* [Data]
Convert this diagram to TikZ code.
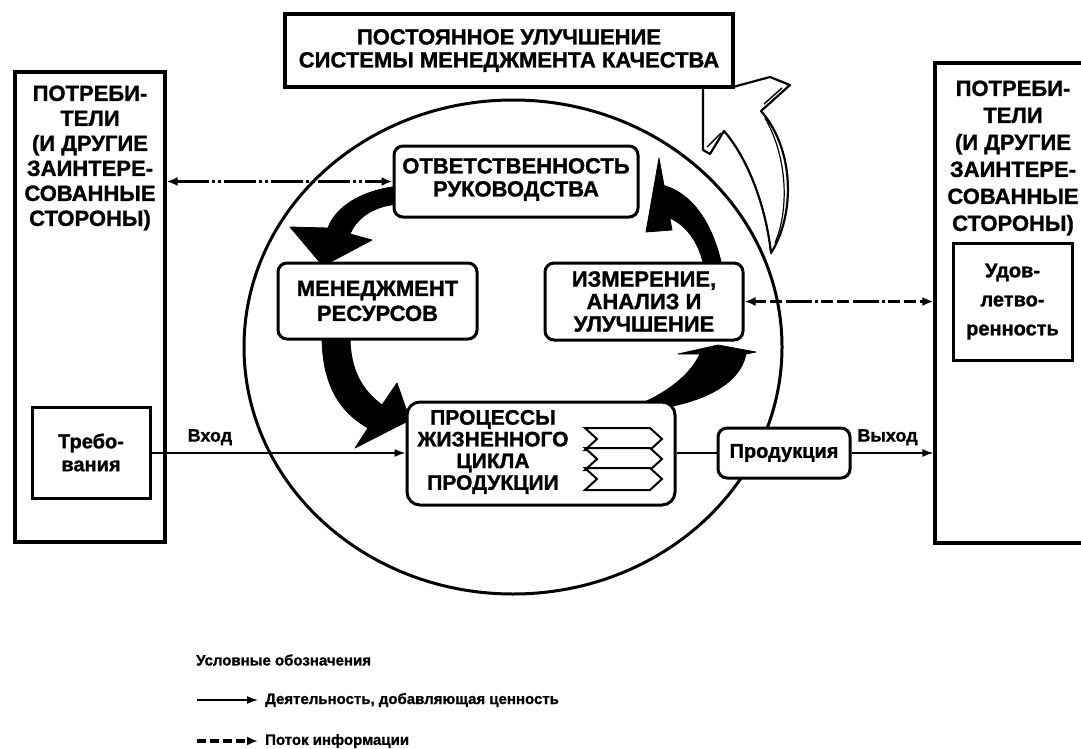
\documentclass[tikz,border=0pt]{standalone}
\usepackage{fontspec}
\setmainfont{Liberation Sans}[BoldFeatures={FakeBold=1.2}]
\usetikzlibrary{arrows.meta,shapes.geometric,calc}
\begin{document}
\begin{tikzpicture}[x=1pt,y=-1pt,
  bx/.style={draw,line width=3.2pt,fill=white,inner sep=0pt},
  rbx/.style={draw,line width=3pt,fill=white,rounded corners=9pt,inner sep=0pt,align=center},
  txt/.style={inner sep=0pt,align=center,font=\bfseries\fontsize{22}{25}\selectfont},
  flow/.style={line width=1.6pt,-{Latex[length=11pt,width=8pt]}},
  info/.style={line width=3.4pt,{Latex[length=11pt,width=9pt]}-{Latex[length=11pt,width=9pt]},dash pattern=on 32pt off 3pt on 3pt off 3pt on 3pt off 3pt},
  infor/.style={line width=3.4pt,{Latex[length=11pt,width=9pt]}-{Latex[length=11pt,width=9pt]},dash pattern=on 12pt off 4pt on 12pt off 4pt on 26pt off 3pt on 3pt off 3pt},
  infol/.style={line width=3.4pt,-{Latex[length=11pt,width=9pt]},dash pattern=on 9pt off 4pt},
  blk/.style={fill=black,draw=black,line width=0.8pt,line join=round},
  lbl/.style={inner sep=0pt,font=\bfseries\fontsize{18}{20}\selectfont},
  leg/.style={inner sep=0pt,anchor=west,font=\bfseries\fontsize{15}{17}\selectfont},
]
\useasboundingbox (0,0) rectangle (1081,749);
\fill[white] (0,0) rectangle (1081,749);

% big circle
\node[draw,ellipse,line width=3pt,minimum width=538pt,minimum height=494pt,inner sep=0pt] (cyc) at (513,347) {};

% hollow improvement arrow
\draw[line width=2.2pt,fill=white,line join=round] (703,87) -- (703,150) -- (710,154) -- (724,131)
  .. controls (745,155) and (765,200) .. (771,253)
  .. controls (795,215) and (795,150) .. (761,111) -- (790,85) -- (770,77) -- (733,87) -- cycle;
\draw[line width=1.2pt] (775,243) .. controls (789,210) and (788,158) .. (765,118);
\draw[line width=1.4pt] (707,147) -- (721,133);
\draw[line width=1.4pt] (764,104) -- (782,88);

% black cycle arrows
\fill[blk] (400,186) .. controls (360,190) and (335,208) .. (328,228) -- (290,227) -- (323,266) -- (372,240) -- (350,234) .. controls (358,215) and (378,205) .. (400,204) -- cycle;
\fill[blk] (322,336) .. controls (322,385) and (340,412) .. (368,428) -- (355,448) -- (410,420) -- (397,383) -- (382,405) .. controls (362,390) and (350,370) .. (350,336) -- cycle;
\fill[blk] (640,404) .. controls (668,392) and (690,375) .. (700,354) -- (678,354) -- (718,345) -- (756,352) -- (746,354) .. controls (740,385) and (700,405) .. (645,410) -- cycle;
\fill[blk] (662,185) .. controls (690,192) and (712,220) .. (722,266) -- (704,266) .. controls (698,240) and (685,222) .. (662,215) -- cycle;
\fill[blk] (659,158) -- (672,230) -- (646,232) -- cycle;

% boxes
\node[bx,minimum width=448pt,minimum height=73pt,txt,inner sep=0pt,font=\bfseries\fontsize{22}{23}\selectfont] (top) at (509,50.5) {ПОСТОЯННОЕ УЛУЧШЕНИЕ\\СИСТЕМЫ МЕНЕДЖМЕНТА КАЧЕСТВА};
\node[bx,minimum width=150pt,minimum height=470pt] (lbox) at (90,307) {};
\node[txt] (ltxt) at (90,158) {ПОТРЕБИ-\\ТЕЛИ\\(И ДРУГИЕ\\ЗАИНТЕРЕ-\\СОВАННЫЕ\\СТОРОНЫ)};
\node[bx,line width=3pt,minimum width=118pt,minimum height=91pt] (req) at (91,452.5) {};
\node[txt,font=\bfseries\fontsize{20}{23}\selectfont] (reqt) at (req) {Требо-\\вания};
\node[bx,minimum width=152pt,minimum height=480pt] (rbox) at (1011,303) {};
\node[txt,font=\bfseries\fontsize{22}{27}\selectfont] (rtxt) at (1013,158) {ПОТРЕБИ-\\ТЕЛИ\\(И ДРУГИЕ\\ЗАИНТЕРЕ-\\СОВАННЫЕ\\СТОРОНЫ)};
\node[bx,line width=3pt,minimum width=119pt,minimum height=117pt] (udov) at (1012.5,301.5) {};
\node[txt,font=\bfseries\fontsize{20}{29}\selectfont] (udovt) at (udov) {Удов-\\летво-\\ренность};

\node[rbx,minimum width=244pt,minimum height=71pt] (otv) at (516,181.5) {};
\node[txt,font=\bfseries\fontsize{22}{23}\selectfont] (otvt) at (516,179.5) {ОТВЕТСТВЕННОСТЬ\\РУКОВОДСТВА};
\node[rbx,minimum width=199pt,minimum height=76pt,txt] (men) at (377.5,301) {МЕНЕДЖМЕНТ\\РЕСУРСОВ};
\node[rbx,minimum width=198pt,minimum height=77pt,txt,font=\bfseries\fontsize{22}{22.5}\selectfont] (izm) at (644,301.5) {ИЗМЕРЕНИЕ,\\АНАЛИЗ И\\УЛУЧШЕНИЕ};
\node[rbx,rounded corners=13pt,minimum width=268pt,minimum height=103pt] (zhc) at (541,453.5) {};
\node[txt,font=\bfseries\fontsize{21}{21.7}\selectfont] (zhct) at (493,452) {ПРОЦЕССЫ\\ЖИЗНЕННОГО\\ЦИКЛА\\ПРОДУКЦИИ};
\foreach \t in {428,448,468}{
  \draw[line width=2pt,fill=white,line join=miter] (585,\t) -- (650,\t) -- (662,\t+11) -- (650,\t+22) -- (585,\t+22) -- (597,\t+11) -- cycle;
}
\node[rbx,minimum width=132pt,minimum height=50pt,font=\bfseries\fontsize{20}{22}\selectfont] (prod) at (784,453) {Продукция};

% connectors
\draw[flow] (req.east |- 0,453) -- node[lbl,pos=0.23,above=7pt] (vhod) {Вход} (zhc.west |- 0,453);
\draw[line width=1.6pt] (zhc.east |- 0,453) -- (prod.west |- 0,453);
\draw[flow] (prod.east |- 0,453) -- node[lbl,pos=0.44,above=7pt] (vyhod) {Выход} (rbox.west |- 0,453);
\draw[info] (lbox.east |- otv.west) -- (otv.west);
\draw[infor] (izm.east) -- (izm.east -| rbox.west);

% legend
\node[leg] (legh) at (196,660) {Условные обозначения};
\coordinate (la1) at (197,700);
\coordinate (lb1) at (258,700);
\draw[flow] (la1) -- (lb1);
\node[leg] (legt1) at (265,700) {Деятельность, добавляющая ценность};
\coordinate (la2) at (197,741);
\coordinate (lb2) at (258,741);
\draw[infol] (la2) -- (lb2);
\node[leg] (legt2) at (265,741) {Поток информации};
\end{tikzpicture}
\end{document}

* [Your task]
Without including any picture, repeat the data exactly.

* [Task solution]
Convert this diagram to TikZ code.
\documentclass[tikz,border=0pt]{standalone}
\usepackage{fontspec}
\setmainfont{Liberation Sans}[BoldFeatures={FakeBold=1.2}]
\usetikzlibrary{arrows.meta,shapes.geometric,calc}
\begin{document}
\begin{tikzpicture}[x=1pt,y=-1pt,
  bx/.style={draw,line width=3.2pt,fill=white,inner sep=0pt},
  rbx/.style={draw,line width=3pt,fill=white,rounded corners=9pt,inner sep=0pt,align=center},
  txt/.style={inner sep=0pt,align=center,font=\bfseries\fontsize{22}{25}\selectfont},
  flow/.style={line width=1.6pt,-{Latex[length=11pt,width=8pt]}},
  info/.style={line width=3.4pt,{Latex[length=11pt,width=9pt]}-{Latex[length=11pt,width=9pt]},dash pattern=on 32pt off 3pt on 3pt off 3pt on 3pt off 3pt},
  infor/.style={line width=3.4pt,{Latex[length=11pt,width=9pt]}-{Latex[length=11pt,width=9pt]},dash pattern=on 12pt off 4pt on 12pt off 4pt on 26pt off 3pt on 3pt off 3pt},
  infol/.style={line width=3.4pt,-{Latex[length=11pt,width=9pt]},dash pattern=on 9pt off 4pt},
  blk/.style={fill=black,draw=black,line width=0.8pt,line join=round},
  lbl/.style={inner sep=0pt,font=\bfseries\fontsize{18}{20}\selectfont},
  leg/.style={inner sep=0pt,anchor=west,font=\bfseries\fontsize{15}{17}\selectfont},
]
\useasboundingbox (0,0) rectangle (1081,749);
\fill[white] (0,0) rectangle (1081,749);

% big circle
\node[draw,ellipse,line width=3pt,minimum width=538pt,minimum height=494pt,inner sep=0pt] (cyc) at (513,347) {};

% hollow improvement arrow
\draw[line width=2.2pt,fill=white,line join=round] (703,87) -- (703,150) -- (710,154) -- (724,131)
  .. controls (745,155) and (765,200) .. (771,253)
  .. controls (795,215) and (795,150) .. (761,111) -- (790,85) -- (770,77) -- (733,87) -- cycle;
\draw[line width=1.2pt] (775,243) .. controls (789,210) and (788,158) .. (765,118);
\draw[line width=1.4pt] (707,147) -- (721,133);
\draw[line width=1.4pt] (764,104) -- (782,88);

% black cycle arrows
\fill[blk] (400,186) .. controls (360,190) and (335,208) .. (328,228) -- (290,227) -- (323,266) -- (372,240) -- (350,234) .. controls (358,215) and (378,205) .. (400,204) -- cycle;
\fill[blk] (322,336) .. controls (322,385) and (340,412) .. (368,428) -- (355,448) -- (410,420) -- (397,383) -- (382,405) .. controls (362,390) and (350,370) .. (350,336) -- cycle;
\fill[blk] (640,404) .. controls (668,392) and (690,375) .. (700,354) -- (678,354) -- (718,345) -- (756,352) -- (746,354) .. controls (740,385) and (700,405) .. (645,410) -- cycle;
\fill[blk] (662,185) .. controls (690,192) and (712,220) .. (722,266) -- (704,266) .. controls (698,240) and (685,222) .. (662,215) -- cycle;
\fill[blk] (659,158) -- (672,230) -- (646,232) -- cycle;

% boxes
\node[bx,minimum width=448pt,minimum height=73pt,txt,inner sep=0pt,font=\bfseries\fontsize{22}{23}\selectfont] (top) at (509,50.5) {ПОСТОЯННОЕ УЛУЧШЕНИЕ\\СИСТЕМЫ МЕНЕДЖМЕНТА КАЧЕСТВА};
\node[bx,minimum width=150pt,minimum height=470pt] (lbox) at (90,307) {};
\node[txt] (ltxt) at (90,158) {ПОТРЕБИ-\\ТЕЛИ\\(И ДРУГИЕ\\ЗАИНТЕРЕ-\\СОВАННЫЕ\\СТОРОНЫ)};
\node[bx,line width=3pt,minimum width=118pt,minimum height=91pt] (req) at (91,452.5) {};
\node[txt,font=\bfseries\fontsize{20}{23}\selectfont] (reqt) at (req) {Требо-\\вания};
\node[bx,minimum width=152pt,minimum height=480pt] (rbox) at (1011,303) {};
\node[txt,font=\bfseries\fontsize{22}{27}\selectfont] (rtxt) at (1013,158) {ПОТРЕБИ-\\ТЕЛИ\\(И ДРУГИЕ\\ЗАИНТЕРЕ-\\СОВАННЫЕ\\СТОРОНЫ)};
\node[bx,line width=3pt,minimum width=119pt,minimum height=117pt] (udov) at (1012.5,301.5) {};
\node[txt,font=\bfseries\fontsize{20}{29}\selectfont] (udovt) at (udov) {Удов-\\летво-\\ренность};

\node[rbx,minimum width=244pt,minimum height=71pt] (otv) at (516,181.5) {};
\node[txt,font=\bfseries\fontsize{22}{23}\selectfont] (otvt) at (516,179.5) {ОТВЕТСТВЕННОСТЬ\\РУКОВОДСТВА};
\node[rbx,minimum width=199pt,minimum height=76pt,txt] (men) at (377.5,301) {МЕНЕДЖМЕНТ\\РЕСУРСОВ};
\node[rbx,minimum width=198pt,minimum height=77pt,txt,font=\bfseries\fontsize{22}{22.5}\selectfont] (izm) at (644,301.5) {ИЗМЕРЕНИЕ,\\АНАЛИЗ И\\УЛУЧШЕНИЕ};
\node[rbx,rounded corners=13pt,minimum width=268pt,minimum height=103pt] (zhc) at (541,453.5) {};
\node[txt,font=\bfseries\fontsize{21}{21.7}\selectfont] (zhct) at (493,452) {ПРОЦЕССЫ\\ЖИЗНЕННОГО\\ЦИКЛА\\ПРОДУКЦИИ};
\foreach \t in {428,448,468}{
  \draw[line width=2pt,fill=white,line join=miter] (585,\t) -- (650,\t) -- (662,\t+11) -- (650,\t+22) -- (585,\t+22) -- (597,\t+11) -- cycle;
}
\node[rbx,minimum width=132pt,minimum height=50pt,font=\bfseries\fontsize{20}{22}\selectfont] (prod) at (784,453) {Продукция};

% connectors
\draw[flow] (req.east |- 0,453) -- node[lbl,pos=0.23,above=7pt] (vhod) {Вход} (zhc.west |- 0,453);
\draw[line width=1.6pt] (zhc.east |- 0,453) -- (prod.west |- 0,453);
\draw[flow] (prod.east |- 0,453) -- node[lbl,pos=0.44,above=7pt] (vyhod) {Выход} (rbox.west |- 0,453);
\draw[info] (lbox.east |- otv.west) -- (otv.west);
\draw[infor] (izm.east) -- (izm.east -| rbox.west);

% legend
\node[leg] (legh) at (196,660) {Условные обозначения};
\coordinate (la1) at (197,700);
\coordinate (lb1) at (258,700);
\draw[flow] (la1) -- (lb1);
\node[leg] (legt1) at (265,700) {Деятельность, добавляющая ценность};
\coordinate (la2) at (197,741);
\coordinate (lb2) at (258,741);
\draw[infol] (la2) -- (lb2);
\node[leg] (legt2) at (265,741) {Поток информации};
\end{tikzpicture}
\end{document}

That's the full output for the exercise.